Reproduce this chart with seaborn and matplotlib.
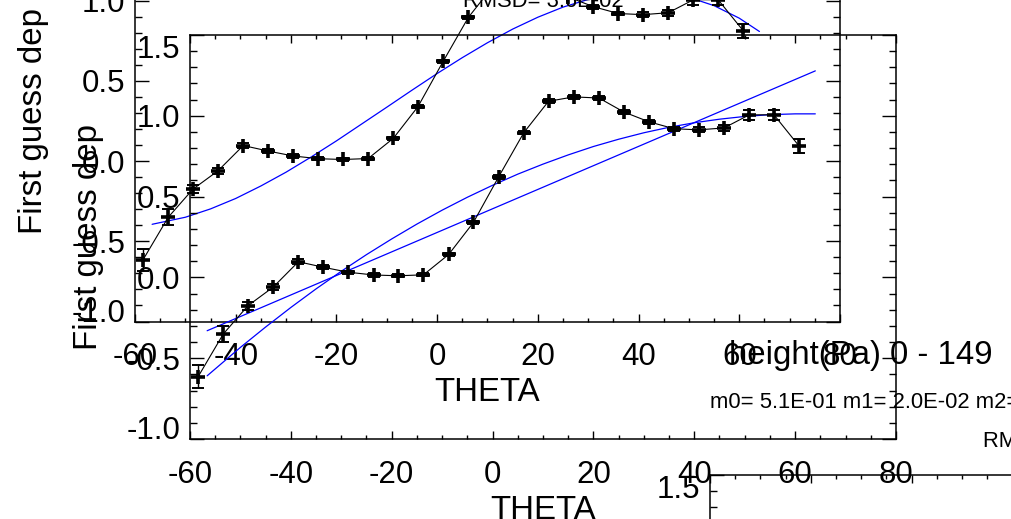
import matplotlib
matplotlib.use("Agg")
import matplotlib.pyplot as plt
import seaborn as sns
from matplotlib.ticker import FixedLocator, MultipleLocator, FormatStrFormatter

# Binned first-guess departures against scan angle (THETA)
theta = [-58.4, -53.4, -48.5, -43.5, -38.5, -33.6, -28.6, -23.6, -18.7, -13.7,
         -8.7, -3.8, 1.2, 6.2, 11.1, 16.1, 21.1, 26.0, 31.0, 36.0,
         40.9, 45.9, 50.9, 55.8, 60.8]
fg_dep = [-0.615, -0.350, -0.175, -0.060, 0.097, 0.063, 0.032, 0.015, 0.010, 0.016,
          0.142, 0.340, 0.622, 0.896, 1.090, 1.117, 1.110, 1.024, 0.963, 0.920,
          0.913, 0.925, 1.006, 1.006, 0.812]
fg_err = [0.070, 0.050, 0.025, 0.020, 0.015, 0.012, 0.010, 0.010, 0.010, 0.010,
          0.010, 0.010, 0.010, 0.010, 0.012, 0.012, 0.012, 0.012, 0.012, 0.012,
          0.015, 0.018, 0.030, 0.030, 0.045]

# Fitted bias-correction curves, sampled along THETA
fit_theta = [-56.6, -50, -45, -40, -35, -30, -25, -20, -15, -10, -5, 0, 5,
             10, 15, 20, 25, 30, 35, 40, 45, 50, 55, 60, 64.0]
fit_cubic = [-0.394, -0.350, -0.298, -0.233, -0.155, -0.069, 0.026, 0.126, 0.231,
             0.336, 0.442, 0.546, 0.645, 0.738, 0.823, 0.897, 0.960, 1.008, 1.041,
             1.055, 1.049, 1.021, 0.969, 0.891, 0.808]
fit_quad = [-0.609, -0.433, -0.307, -0.186, -0.071, 0.038, 0.141, 0.238, 0.330,
            0.416, 0.496, 0.570, 0.639, 0.701, 0.758, 0.810, 0.855, 0.895, 0.929,
            0.957, 0.979, 0.996, 1.007, 1.012, 1.012]
lin_theta = [-56.6, 64.0]
fit_lin = [-0.330, 1.278]

x_ticks = [-60, -40, -20, 0, 20, 40, 60, 80]
y_ticks = [-1.0, -0.5, 0.0, 0.5, 1.0, 1.5]

title_text = "height(Pa) 0 - 149"
coef_text = "m0= 5.1E-01 m1= 2.0E-02 m2=-1.2E-04"
rmsd_text = "RMSD= 3.6E-02"

sns.set_theme(style="ticks")
plt.rcParams["font.family"] = ["Liberation Sans", "DejaVu Sans"]
plt.rcParams["axes.unicode_minus"] = False

W, H = 1012, 519
fig = plt.figure(figsize=(W / 100, H / 100), dpi=100, facecolor="white")

BIG = 23.8
TICK = 22.5
SMALL = 15.8


def panel(left, top, width, height):
    ax = fig.add_axes([left / W, (H - top - height) / H, width / W, height / H])
    ax.set_facecolor("none")
    ax.set_xlim(-60, 80)
    ax.set_ylim(-1.0, 1.5)
    ax.xaxis.set_major_locator(FixedLocator(x_ticks))
    ax.xaxis.set_minor_locator(MultipleLocator(5))
    ax.yaxis.set_major_locator(FixedLocator(y_ticks))
    ax.yaxis.set_minor_locator(MultipleLocator(0.1))
    ax.xaxis.set_major_formatter(FormatStrFormatter("%d"))
    ax.yaxis.set_major_formatter(FormatStrFormatter("%.1f"))
    for s in ax.spines.values():
        s.set_visible(True)
        s.set_linewidth(1.1)
        s.set_color("black")
    ax.tick_params(which="both", direction="in", top=True, right=True,
                   width=1.0, color="black", labelsize=TICK, labelcolor="black")
    ax.tick_params(axis="x", which="major", length=5.8, pad=15)
    ax.tick_params(axis="x", which="minor", length=2.9)
    ax.tick_params(axis="y", which="major", length=10, pad=7)
    ax.tick_params(axis="y", which="minor", length=5)
    return ax


def finish(ax):
    ax.set_xlabel("THETA", fontsize=BIG, labelpad=3.5, color="black")
    ax.set_ylabel("First guess dep", fontsize=BIG, color="black")
    ax.yaxis.set_label_coords(-0.122, 0.5)
    ticks = ax.yaxis.get_major_ticks()
    ticks[0].label1.set_va("baseline")
    ticks[-1].label1.set_va("top")


def draw_departures(ax):
    ax.errorbar(theta, fg_dep, yerr=fg_err, fmt="none", ecolor="black",
                elinewidth=1.0, capsize=4, capthick=1.4, zorder=3)
    sns.lineplot(x=theta, y=fg_dep, ax=ax, color="black", linewidth=0.8,
                 marker="+", markersize=10, markeredgewidth=2.6,
                 markeredgecolor="black", zorder=4)


# Upper-left panel: departures with cubic fit
ax_a = panel(135, -79.5, 705, 401)
draw_departures(ax_a)
sns.lineplot(x=fit_theta, y=fit_cubic, ax=ax_a, color="#0000ff", linewidth=0.9)
finish(ax_a)

# Middle panel: departures with quadratic and linear fits
ax_b = panel(190, 35, 706, 404)
draw_departures(ax_b)
sns.lineplot(x=fit_theta, y=fit_quad, ax=ax_b, color="#0000ff", linewidth=0.9)
sns.lineplot(x=lin_theta, y=fit_lin, ax=ax_b, color="#0000ff", linewidth=0.9)
finish(ax_b)
ax_b.text(0.5, 1 + 28 / 404, rmsd_text, transform=ax_b.transAxes,
          ha="center", va="baseline", fontsize=SMALL, color="black")

# Lower-right panel with its header block
ax_c = panel(710, 475, 706, 404)
finish(ax_c)
ax_c.text(19 / 706, 1 + 111 / 404, title_text, transform=ax_c.transAxes,
          ha="left", va="baseline", fontsize=BIG, color="black")
ax_c.text(0.0, 1 + 67 / 404, coef_text, transform=ax_c.transAxes,
          ha="left", va="baseline", fontsize=SMALL, color="black")
ax_c.text(0.5, 1 + 28 / 404, rmsd_text, transform=ax_c.transAxes,
          ha="center", va="baseline", fontsize=SMALL, color="black")

fig.savefig("out.png", dpi=100, facecolor="white")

——————

**Exercise instructions**
Repeat the material above in full and unchanged, minus its images.

**Result of the task**
Reproduce this chart with seaborn and matplotlib.
import matplotlib
matplotlib.use("Agg")
import matplotlib.pyplot as plt
import seaborn as sns
from matplotlib.ticker import FixedLocator, MultipleLocator, FormatStrFormatter

# Binned first-guess departures against scan angle (THETA)
theta = [-58.4, -53.4, -48.5, -43.5, -38.5, -33.6, -28.6, -23.6, -18.7, -13.7,
         -8.7, -3.8, 1.2, 6.2, 11.1, 16.1, 21.1, 26.0, 31.0, 36.0,
         40.9, 45.9, 50.9, 55.8, 60.8]
fg_dep = [-0.615, -0.350, -0.175, -0.060, 0.097, 0.063, 0.032, 0.015, 0.010, 0.016,
          0.142, 0.340, 0.622, 0.896, 1.090, 1.117, 1.110, 1.024, 0.963, 0.920,
          0.913, 0.925, 1.006, 1.006, 0.812]
fg_err = [0.070, 0.050, 0.025, 0.020, 0.015, 0.012, 0.010, 0.010, 0.010, 0.010,
          0.010, 0.010, 0.010, 0.010, 0.012, 0.012, 0.012, 0.012, 0.012, 0.012,
          0.015, 0.018, 0.030, 0.030, 0.045]

# Fitted bias-correction curves, sampled along THETA
fit_theta = [-56.6, -50, -45, -40, -35, -30, -25, -20, -15, -10, -5, 0, 5,
             10, 15, 20, 25, 30, 35, 40, 45, 50, 55, 60, 64.0]
fit_cubic = [-0.394, -0.350, -0.298, -0.233, -0.155, -0.069, 0.026, 0.126, 0.231,
             0.336, 0.442, 0.546, 0.645, 0.738, 0.823, 0.897, 0.960, 1.008, 1.041,
             1.055, 1.049, 1.021, 0.969, 0.891, 0.808]
fit_quad = [-0.609, -0.433, -0.307, -0.186, -0.071, 0.038, 0.141, 0.238, 0.330,
            0.416, 0.496, 0.570, 0.639, 0.701, 0.758, 0.810, 0.855, 0.895, 0.929,
            0.957, 0.979, 0.996, 1.007, 1.012, 1.012]
lin_theta = [-56.6, 64.0]
fit_lin = [-0.330, 1.278]

x_ticks = [-60, -40, -20, 0, 20, 40, 60, 80]
y_ticks = [-1.0, -0.5, 0.0, 0.5, 1.0, 1.5]

title_text = "height(Pa) 0 - 149"
coef_text = "m0= 5.1E-01 m1= 2.0E-02 m2=-1.2E-04"
rmsd_text = "RMSD= 3.6E-02"

sns.set_theme(style="ticks")
plt.rcParams["font.family"] = ["Liberation Sans", "DejaVu Sans"]
plt.rcParams["axes.unicode_minus"] = False

W, H = 1012, 519
fig = plt.figure(figsize=(W / 100, H / 100), dpi=100, facecolor="white")

BIG = 23.8
TICK = 22.5
SMALL = 15.8


def panel(left, top, width, height):
    ax = fig.add_axes([left / W, (H - top - height) / H, width / W, height / H])
    ax.set_facecolor("none")
    ax.set_xlim(-60, 80)
    ax.set_ylim(-1.0, 1.5)
    ax.xaxis.set_major_locator(FixedLocator(x_ticks))
    ax.xaxis.set_minor_locator(MultipleLocator(5))
    ax.yaxis.set_major_locator(FixedLocator(y_ticks))
    ax.yaxis.set_minor_locator(MultipleLocator(0.1))
    ax.xaxis.set_major_formatter(FormatStrFormatter("%d"))
    ax.yaxis.set_major_formatter(FormatStrFormatter("%.1f"))
    for s in ax.spines.values():
        s.set_visible(True)
        s.set_linewidth(1.1)
        s.set_color("black")
    ax.tick_params(which="both", direction="in", top=True, right=True,
                   width=1.0, color="black", labelsize=TICK, labelcolor="black")
    ax.tick_params(axis="x", which="major", length=5.8, pad=15)
    ax.tick_params(axis="x", which="minor", length=2.9)
    ax.tick_params(axis="y", which="major", length=10, pad=7)
    ax.tick_params(axis="y", which="minor", length=5)
    return ax


def finish(ax):
    ax.set_xlabel("THETA", fontsize=BIG, labelpad=3.5, color="black")
    ax.set_ylabel("First guess dep", fontsize=BIG, color="black")
    ax.yaxis.set_label_coords(-0.122, 0.5)
    ticks = ax.yaxis.get_major_ticks()
    ticks[0].label1.set_va("baseline")
    ticks[-1].label1.set_va("top")


def draw_departures(ax):
    ax.errorbar(theta, fg_dep, yerr=fg_err, fmt="none", ecolor="black",
                elinewidth=1.0, capsize=4, capthick=1.4, zorder=3)
    sns.lineplot(x=theta, y=fg_dep, ax=ax, color="black", linewidth=0.8,
                 marker="+", markersize=10, markeredgewidth=2.6,
                 markeredgecolor="black", zorder=4)


# Upper-left panel: departures with cubic fit
ax_a = panel(135, -79.5, 705, 401)
draw_departures(ax_a)
sns.lineplot(x=fit_theta, y=fit_cubic, ax=ax_a, color="#0000ff", linewidth=0.9)
finish(ax_a)

# Middle panel: departures with quadratic and linear fits
ax_b = panel(190, 35, 706, 404)
draw_departures(ax_b)
sns.lineplot(x=fit_theta, y=fit_quad, ax=ax_b, color="#0000ff", linewidth=0.9)
sns.lineplot(x=lin_theta, y=fit_lin, ax=ax_b, color="#0000ff", linewidth=0.9)
finish(ax_b)
ax_b.text(0.5, 1 + 28 / 404, rmsd_text, transform=ax_b.transAxes,
          ha="center", va="baseline", fontsize=SMALL, color="black")

# Lower-right panel with its header block
ax_c = panel(710, 475, 706, 404)
finish(ax_c)
ax_c.text(19 / 706, 1 + 111 / 404, title_text, transform=ax_c.transAxes,
          ha="left", va="baseline", fontsize=BIG, color="black")
ax_c.text(0.0, 1 + 67 / 404, coef_text, transform=ax_c.transAxes,
          ha="left", va="baseline", fontsize=SMALL, color="black")
ax_c.text(0.5, 1 + 28 / 404, rmsd_text, transform=ax_c.transAxes,
          ha="center", va="baseline", fontsize=SMALL, color="black")

fig.savefig("out.png", dpi=100, facecolor="white")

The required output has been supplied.